Leave out all pictures and return, exactly as written, the lines from the line containing "Clone this chart in Apache ECharts." to the line containing "const xTicks = [0, 2, 4, 6, 8, 10, 12];", both ends kept.

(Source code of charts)
++++++++++++++++++++

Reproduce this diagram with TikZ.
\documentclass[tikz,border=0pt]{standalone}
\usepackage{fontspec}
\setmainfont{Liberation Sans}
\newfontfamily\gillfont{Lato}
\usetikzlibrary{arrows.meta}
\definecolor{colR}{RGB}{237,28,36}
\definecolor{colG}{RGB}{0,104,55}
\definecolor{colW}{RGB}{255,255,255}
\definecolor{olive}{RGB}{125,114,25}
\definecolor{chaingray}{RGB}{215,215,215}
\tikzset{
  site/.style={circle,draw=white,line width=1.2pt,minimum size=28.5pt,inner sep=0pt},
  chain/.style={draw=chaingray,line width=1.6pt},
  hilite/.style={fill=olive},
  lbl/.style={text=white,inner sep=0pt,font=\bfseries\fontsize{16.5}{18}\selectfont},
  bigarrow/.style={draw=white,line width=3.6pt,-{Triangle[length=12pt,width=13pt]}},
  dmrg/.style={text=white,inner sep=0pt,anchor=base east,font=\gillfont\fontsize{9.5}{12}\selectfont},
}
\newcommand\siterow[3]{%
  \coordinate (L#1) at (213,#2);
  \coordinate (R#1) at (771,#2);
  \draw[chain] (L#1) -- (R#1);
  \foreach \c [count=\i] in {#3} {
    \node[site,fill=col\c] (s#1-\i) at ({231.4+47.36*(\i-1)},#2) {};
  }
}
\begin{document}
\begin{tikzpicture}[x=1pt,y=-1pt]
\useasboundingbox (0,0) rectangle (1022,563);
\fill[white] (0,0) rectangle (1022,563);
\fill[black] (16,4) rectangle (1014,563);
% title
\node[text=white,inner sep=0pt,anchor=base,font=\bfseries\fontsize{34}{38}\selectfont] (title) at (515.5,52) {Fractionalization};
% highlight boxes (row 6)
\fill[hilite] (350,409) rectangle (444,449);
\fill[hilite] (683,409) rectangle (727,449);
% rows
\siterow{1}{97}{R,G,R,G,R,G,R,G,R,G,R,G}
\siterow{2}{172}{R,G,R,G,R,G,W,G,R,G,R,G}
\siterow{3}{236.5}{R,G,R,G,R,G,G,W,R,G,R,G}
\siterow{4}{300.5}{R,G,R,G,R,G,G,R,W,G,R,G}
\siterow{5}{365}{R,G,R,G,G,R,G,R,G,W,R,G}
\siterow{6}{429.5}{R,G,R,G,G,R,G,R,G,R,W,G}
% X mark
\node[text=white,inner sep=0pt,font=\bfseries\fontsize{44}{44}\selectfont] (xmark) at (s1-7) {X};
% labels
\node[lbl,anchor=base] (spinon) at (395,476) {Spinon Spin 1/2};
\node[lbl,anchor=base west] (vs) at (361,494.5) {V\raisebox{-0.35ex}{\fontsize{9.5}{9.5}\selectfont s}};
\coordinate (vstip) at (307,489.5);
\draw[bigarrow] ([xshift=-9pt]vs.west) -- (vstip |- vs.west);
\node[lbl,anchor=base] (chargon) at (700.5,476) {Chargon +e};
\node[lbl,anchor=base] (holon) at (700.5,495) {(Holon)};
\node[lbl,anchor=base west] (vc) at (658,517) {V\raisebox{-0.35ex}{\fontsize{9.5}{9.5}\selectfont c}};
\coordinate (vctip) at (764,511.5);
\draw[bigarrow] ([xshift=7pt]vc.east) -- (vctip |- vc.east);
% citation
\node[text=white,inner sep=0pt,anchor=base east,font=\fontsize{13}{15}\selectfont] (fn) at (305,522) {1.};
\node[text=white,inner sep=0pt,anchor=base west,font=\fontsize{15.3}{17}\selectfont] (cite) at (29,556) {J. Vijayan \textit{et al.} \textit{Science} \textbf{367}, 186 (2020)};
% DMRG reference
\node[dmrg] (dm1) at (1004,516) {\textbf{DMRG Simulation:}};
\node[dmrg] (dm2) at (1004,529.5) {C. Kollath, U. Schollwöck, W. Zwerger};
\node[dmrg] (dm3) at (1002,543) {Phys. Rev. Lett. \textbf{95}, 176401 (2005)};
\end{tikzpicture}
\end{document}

++++++++++++++++++++

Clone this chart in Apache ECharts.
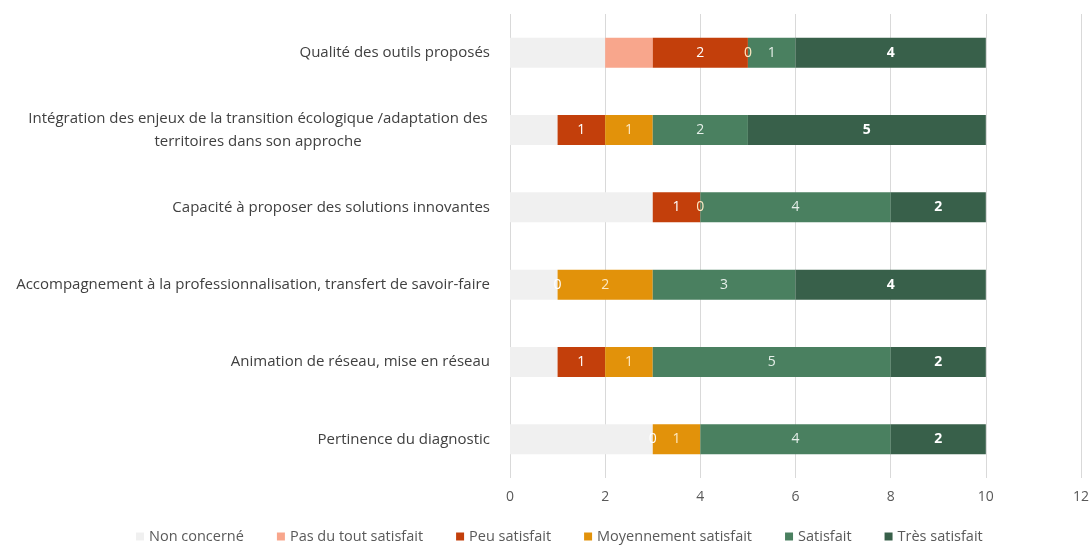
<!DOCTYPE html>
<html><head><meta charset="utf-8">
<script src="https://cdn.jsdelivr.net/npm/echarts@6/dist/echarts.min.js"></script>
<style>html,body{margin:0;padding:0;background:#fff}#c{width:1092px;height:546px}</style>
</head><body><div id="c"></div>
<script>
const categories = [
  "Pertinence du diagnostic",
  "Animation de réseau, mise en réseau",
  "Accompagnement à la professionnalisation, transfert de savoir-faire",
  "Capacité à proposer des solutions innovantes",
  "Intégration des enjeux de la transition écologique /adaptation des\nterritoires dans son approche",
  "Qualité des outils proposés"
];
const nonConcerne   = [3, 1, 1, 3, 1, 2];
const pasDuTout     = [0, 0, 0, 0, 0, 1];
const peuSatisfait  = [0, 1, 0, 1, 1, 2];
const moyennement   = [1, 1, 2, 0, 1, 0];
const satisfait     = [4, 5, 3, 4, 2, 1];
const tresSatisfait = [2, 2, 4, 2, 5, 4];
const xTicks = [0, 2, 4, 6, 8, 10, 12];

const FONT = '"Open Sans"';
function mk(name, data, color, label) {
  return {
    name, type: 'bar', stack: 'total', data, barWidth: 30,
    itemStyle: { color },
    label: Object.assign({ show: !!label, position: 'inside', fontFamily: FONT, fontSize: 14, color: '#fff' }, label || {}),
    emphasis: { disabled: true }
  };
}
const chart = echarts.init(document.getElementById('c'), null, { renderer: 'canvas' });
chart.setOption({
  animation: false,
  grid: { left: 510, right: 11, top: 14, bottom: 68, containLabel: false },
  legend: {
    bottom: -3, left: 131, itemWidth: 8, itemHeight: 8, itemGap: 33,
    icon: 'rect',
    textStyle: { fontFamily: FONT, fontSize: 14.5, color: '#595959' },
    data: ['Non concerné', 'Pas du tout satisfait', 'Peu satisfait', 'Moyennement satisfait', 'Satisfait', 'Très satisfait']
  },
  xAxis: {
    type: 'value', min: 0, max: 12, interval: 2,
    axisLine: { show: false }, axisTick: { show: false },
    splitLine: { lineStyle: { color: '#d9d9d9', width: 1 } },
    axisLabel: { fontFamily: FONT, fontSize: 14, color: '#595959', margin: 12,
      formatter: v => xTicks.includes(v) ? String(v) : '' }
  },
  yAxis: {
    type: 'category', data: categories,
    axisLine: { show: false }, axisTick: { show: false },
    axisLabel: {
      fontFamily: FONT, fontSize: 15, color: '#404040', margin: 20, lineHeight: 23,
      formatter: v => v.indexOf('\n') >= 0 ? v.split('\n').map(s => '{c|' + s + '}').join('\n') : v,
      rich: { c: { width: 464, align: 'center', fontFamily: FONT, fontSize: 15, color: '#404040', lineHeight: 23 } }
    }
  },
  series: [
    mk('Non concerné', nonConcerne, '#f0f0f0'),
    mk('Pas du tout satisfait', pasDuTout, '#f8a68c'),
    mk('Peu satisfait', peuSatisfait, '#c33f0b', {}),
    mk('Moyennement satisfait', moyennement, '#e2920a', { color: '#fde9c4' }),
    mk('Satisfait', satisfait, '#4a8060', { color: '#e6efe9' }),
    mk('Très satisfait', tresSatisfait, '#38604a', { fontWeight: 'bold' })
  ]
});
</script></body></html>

++++++++++++++++++++

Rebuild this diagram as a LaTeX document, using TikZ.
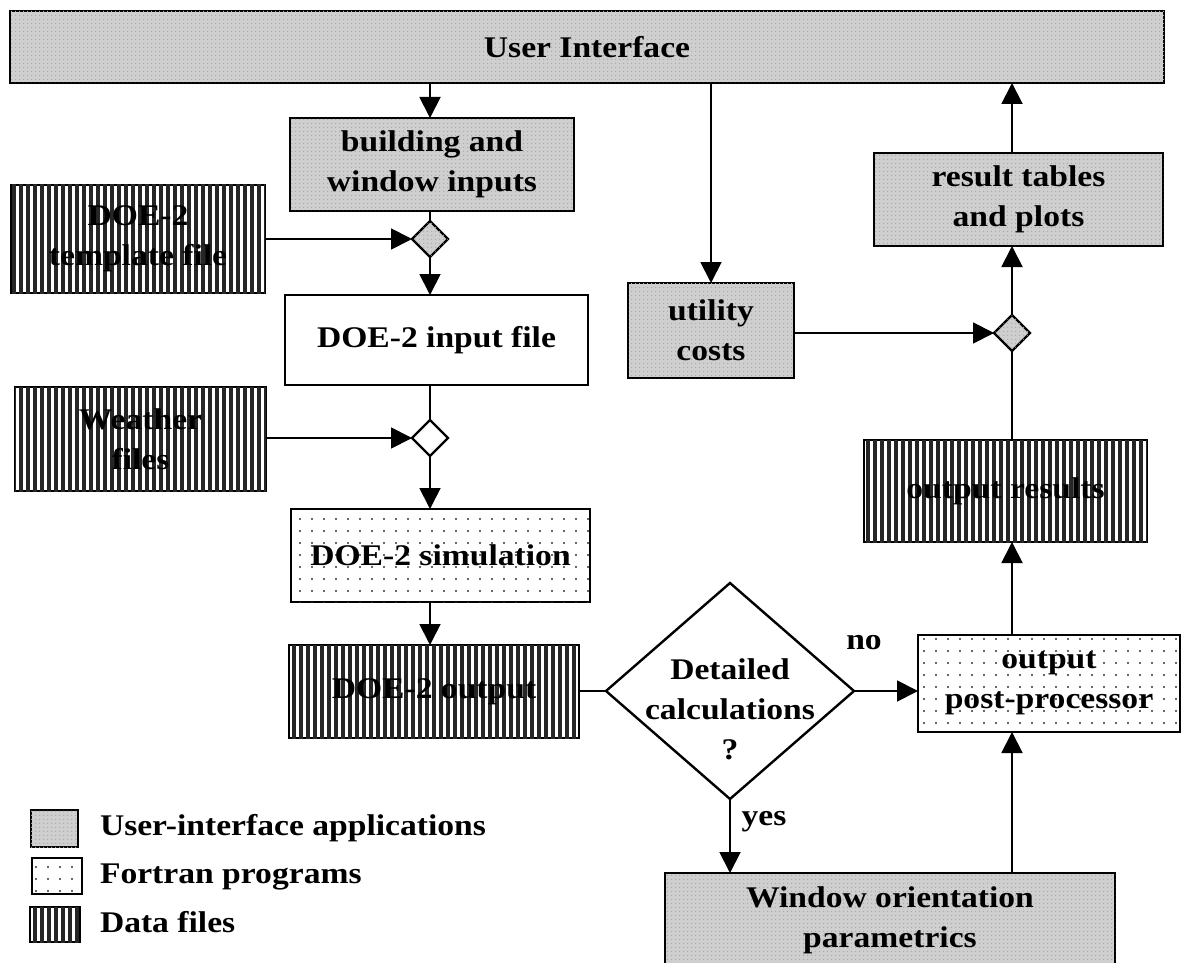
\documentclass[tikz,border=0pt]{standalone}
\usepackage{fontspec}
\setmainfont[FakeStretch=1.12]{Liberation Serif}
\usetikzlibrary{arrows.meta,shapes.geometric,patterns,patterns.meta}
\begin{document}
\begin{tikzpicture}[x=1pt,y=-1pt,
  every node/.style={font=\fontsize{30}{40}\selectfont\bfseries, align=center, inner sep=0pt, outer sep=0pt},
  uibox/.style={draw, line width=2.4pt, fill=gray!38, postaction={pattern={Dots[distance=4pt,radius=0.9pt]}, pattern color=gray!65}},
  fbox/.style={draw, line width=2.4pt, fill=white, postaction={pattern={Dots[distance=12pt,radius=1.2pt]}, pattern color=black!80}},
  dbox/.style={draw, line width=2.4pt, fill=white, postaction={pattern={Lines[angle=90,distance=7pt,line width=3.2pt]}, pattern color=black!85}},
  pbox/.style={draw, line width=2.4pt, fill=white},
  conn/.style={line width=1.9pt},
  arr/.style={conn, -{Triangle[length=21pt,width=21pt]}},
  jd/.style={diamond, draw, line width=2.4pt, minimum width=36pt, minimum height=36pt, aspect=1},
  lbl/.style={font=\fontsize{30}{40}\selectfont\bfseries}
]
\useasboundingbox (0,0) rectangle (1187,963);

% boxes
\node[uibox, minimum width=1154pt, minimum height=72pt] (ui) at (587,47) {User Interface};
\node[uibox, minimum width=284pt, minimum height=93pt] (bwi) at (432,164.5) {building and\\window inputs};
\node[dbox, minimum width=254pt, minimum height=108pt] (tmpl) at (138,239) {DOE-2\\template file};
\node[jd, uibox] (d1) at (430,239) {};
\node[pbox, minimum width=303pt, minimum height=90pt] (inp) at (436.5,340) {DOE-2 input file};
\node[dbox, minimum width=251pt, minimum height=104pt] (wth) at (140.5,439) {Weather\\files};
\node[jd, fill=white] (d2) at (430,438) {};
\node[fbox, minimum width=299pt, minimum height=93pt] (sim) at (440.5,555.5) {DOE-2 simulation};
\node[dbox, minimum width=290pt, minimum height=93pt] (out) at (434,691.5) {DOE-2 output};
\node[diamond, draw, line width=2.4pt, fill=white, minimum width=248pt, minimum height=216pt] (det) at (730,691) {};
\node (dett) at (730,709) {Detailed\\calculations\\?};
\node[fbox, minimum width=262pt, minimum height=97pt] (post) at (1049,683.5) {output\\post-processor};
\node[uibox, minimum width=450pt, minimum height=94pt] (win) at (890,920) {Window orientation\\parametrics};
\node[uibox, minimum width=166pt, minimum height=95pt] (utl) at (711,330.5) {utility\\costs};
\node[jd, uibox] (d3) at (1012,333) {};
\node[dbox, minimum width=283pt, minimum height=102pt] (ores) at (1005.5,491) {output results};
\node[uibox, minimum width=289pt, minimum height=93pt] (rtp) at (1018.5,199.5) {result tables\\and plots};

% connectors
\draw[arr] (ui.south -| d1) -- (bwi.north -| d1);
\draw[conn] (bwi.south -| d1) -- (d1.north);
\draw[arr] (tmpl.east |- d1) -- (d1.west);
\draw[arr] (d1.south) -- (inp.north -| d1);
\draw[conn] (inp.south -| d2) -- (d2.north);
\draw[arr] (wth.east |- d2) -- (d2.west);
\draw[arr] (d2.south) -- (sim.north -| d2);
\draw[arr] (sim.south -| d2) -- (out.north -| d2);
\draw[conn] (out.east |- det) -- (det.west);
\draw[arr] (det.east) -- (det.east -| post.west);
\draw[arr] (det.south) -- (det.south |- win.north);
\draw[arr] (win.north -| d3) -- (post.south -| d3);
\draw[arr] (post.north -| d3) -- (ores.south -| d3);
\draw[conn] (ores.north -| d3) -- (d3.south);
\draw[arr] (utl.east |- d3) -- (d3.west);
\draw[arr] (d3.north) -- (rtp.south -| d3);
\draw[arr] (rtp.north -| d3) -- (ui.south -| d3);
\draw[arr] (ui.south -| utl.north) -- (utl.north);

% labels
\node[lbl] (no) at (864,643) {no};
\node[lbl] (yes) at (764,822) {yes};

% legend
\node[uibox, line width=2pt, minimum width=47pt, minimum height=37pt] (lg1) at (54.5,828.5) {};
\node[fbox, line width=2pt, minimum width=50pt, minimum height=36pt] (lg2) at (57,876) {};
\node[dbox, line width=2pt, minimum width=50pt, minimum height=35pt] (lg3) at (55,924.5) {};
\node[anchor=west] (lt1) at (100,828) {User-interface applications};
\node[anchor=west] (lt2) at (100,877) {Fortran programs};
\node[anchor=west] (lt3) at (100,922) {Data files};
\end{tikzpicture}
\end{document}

++++++++++++++++++++

| EXERCISE SOLUTION |
Clone this chart in Apache ECharts.
<!DOCTYPE html>
<html><head><meta charset="utf-8">
<script src="https://cdn.jsdelivr.net/npm/echarts@6/dist/echarts.min.js"></script>
<style>html,body{margin:0;padding:0;background:#fff}#c{width:1092px;height:546px}</style>
</head><body><div id="c"></div>
<script>
const categories = [
  "Pertinence du diagnostic",
  "Animation de réseau, mise en réseau",
  "Accompagnement à la professionnalisation, transfert de savoir-faire",
  "Capacité à proposer des solutions innovantes",
  "Intégration des enjeux de la transition écologique /adaptation des\nterritoires dans son approche",
  "Qualité des outils proposés"
];
const nonConcerne   = [3, 1, 1, 3, 1, 2];
const pasDuTout     = [0, 0, 0, 0, 0, 1];
const peuSatisfait  = [0, 1, 0, 1, 1, 2];
const moyennement   = [1, 1, 2, 0, 1, 0];
const satisfait     = [4, 5, 3, 4, 2, 1];
const tresSatisfait = [2, 2, 4, 2, 5, 4];
const xTicks = [0, 2, 4, 6, 8, 10, 12];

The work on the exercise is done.